--- START ---

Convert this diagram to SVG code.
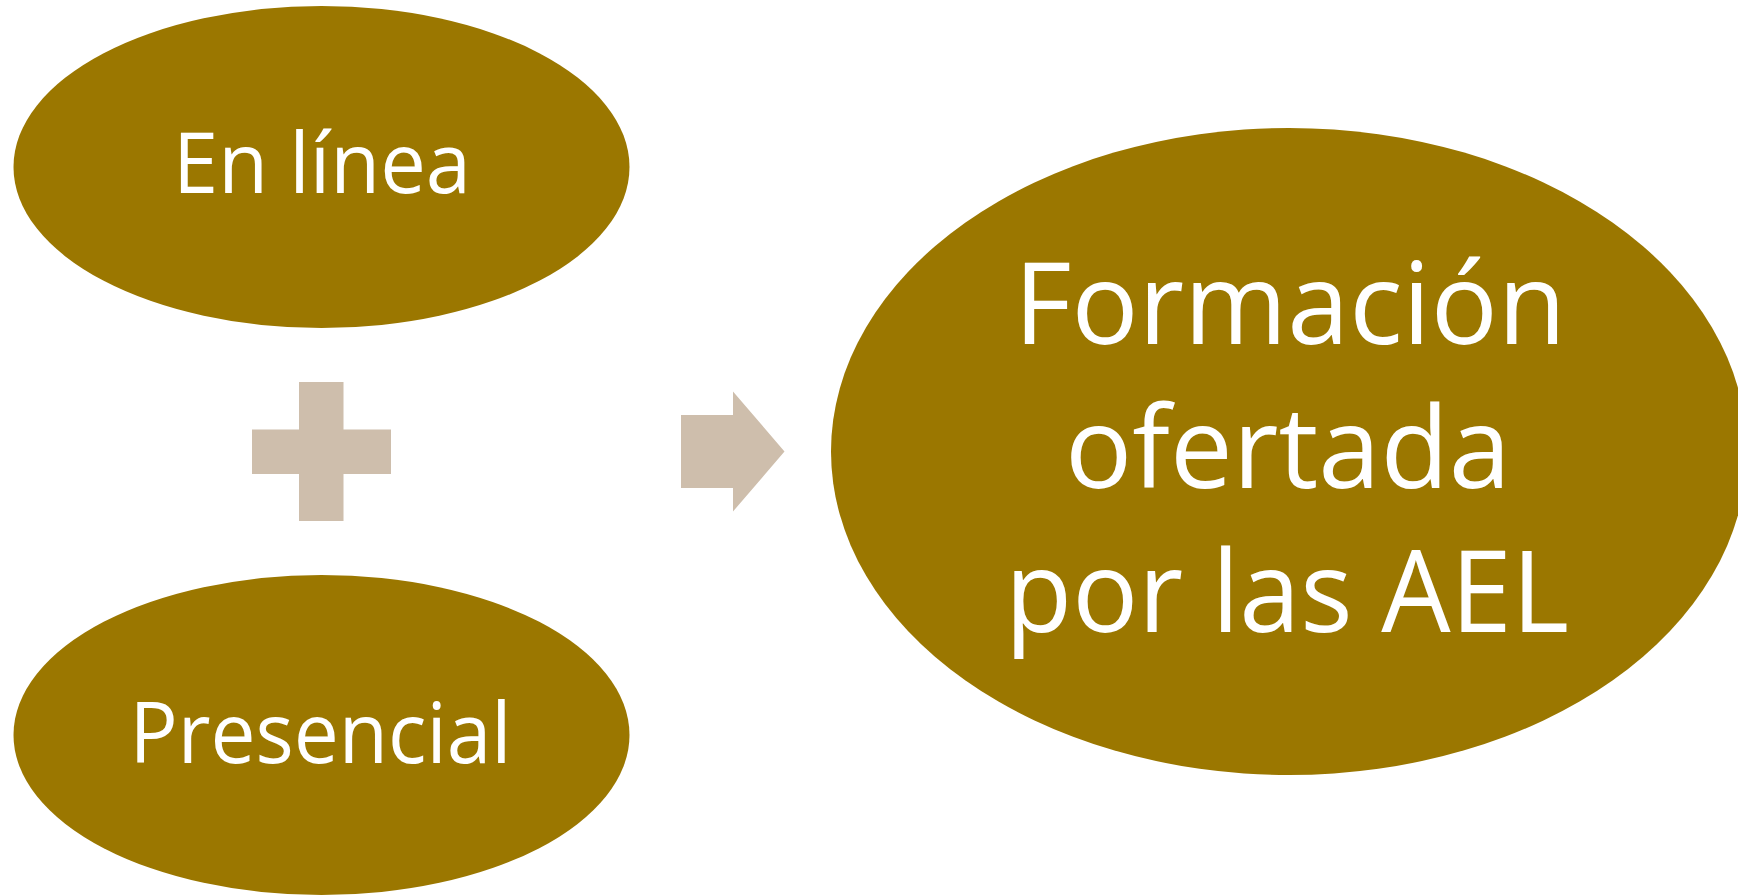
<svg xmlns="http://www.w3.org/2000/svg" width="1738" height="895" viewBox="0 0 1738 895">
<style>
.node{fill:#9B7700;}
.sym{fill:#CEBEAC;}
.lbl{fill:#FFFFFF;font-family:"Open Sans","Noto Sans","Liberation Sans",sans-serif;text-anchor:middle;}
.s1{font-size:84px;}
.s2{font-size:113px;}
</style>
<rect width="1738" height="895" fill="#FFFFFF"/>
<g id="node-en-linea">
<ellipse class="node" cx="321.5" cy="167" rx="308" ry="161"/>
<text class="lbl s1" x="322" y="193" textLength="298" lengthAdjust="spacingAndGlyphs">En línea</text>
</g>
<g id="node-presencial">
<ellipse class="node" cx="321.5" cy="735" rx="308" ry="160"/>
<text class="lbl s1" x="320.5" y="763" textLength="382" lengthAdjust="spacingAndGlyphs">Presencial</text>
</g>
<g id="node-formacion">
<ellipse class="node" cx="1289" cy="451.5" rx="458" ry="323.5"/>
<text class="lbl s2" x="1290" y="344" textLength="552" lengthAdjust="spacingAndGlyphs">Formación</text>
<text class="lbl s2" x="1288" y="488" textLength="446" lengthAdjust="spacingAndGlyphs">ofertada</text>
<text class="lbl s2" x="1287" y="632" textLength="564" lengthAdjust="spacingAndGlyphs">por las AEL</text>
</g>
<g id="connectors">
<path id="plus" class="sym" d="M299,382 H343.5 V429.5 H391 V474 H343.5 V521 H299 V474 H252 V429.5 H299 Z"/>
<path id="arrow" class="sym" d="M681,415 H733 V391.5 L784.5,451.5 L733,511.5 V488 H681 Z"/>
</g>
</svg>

--- END ---

Problem to work on: Do not copy the pictures, but repeat every line exactly.

Written answer:
Convert this diagram to SVG code.
<svg xmlns="http://www.w3.org/2000/svg" width="1738" height="895" viewBox="0 0 1738 895">
<style>
.node{fill:#9B7700;}
.sym{fill:#CEBEAC;}
.lbl{fill:#FFFFFF;font-family:"Open Sans","Noto Sans","Liberation Sans",sans-serif;text-anchor:middle;}
.s1{font-size:84px;}
.s2{font-size:113px;}
</style>
<rect width="1738" height="895" fill="#FFFFFF"/>
<g id="node-en-linea">
<ellipse class="node" cx="321.5" cy="167" rx="308" ry="161"/>
<text class="lbl s1" x="322" y="193" textLength="298" lengthAdjust="spacingAndGlyphs">En línea</text>
</g>
<g id="node-presencial">
<ellipse class="node" cx="321.5" cy="735" rx="308" ry="160"/>
<text class="lbl s1" x="320.5" y="763" textLength="382" lengthAdjust="spacingAndGlyphs">Presencial</text>
</g>
<g id="node-formacion">
<ellipse class="node" cx="1289" cy="451.5" rx="458" ry="323.5"/>
<text class="lbl s2" x="1290" y="344" textLength="552" lengthAdjust="spacingAndGlyphs">Formación</text>
<text class="lbl s2" x="1288" y="488" textLength="446" lengthAdjust="spacingAndGlyphs">ofertada</text>
<text class="lbl s2" x="1287" y="632" textLength="564" lengthAdjust="spacingAndGlyphs">por las AEL</text>
</g>
<g id="connectors">
<path id="plus" class="sym" d="M299,382 H343.5 V429.5 H391 V474 H343.5 V521 H299 V474 H252 V429.5 H299 Z"/>
<path id="arrow" class="sym" d="M681,415 H733 V391.5 L784.5,451.5 L733,511.5 V488 H681 Z"/>
</g>
</svg>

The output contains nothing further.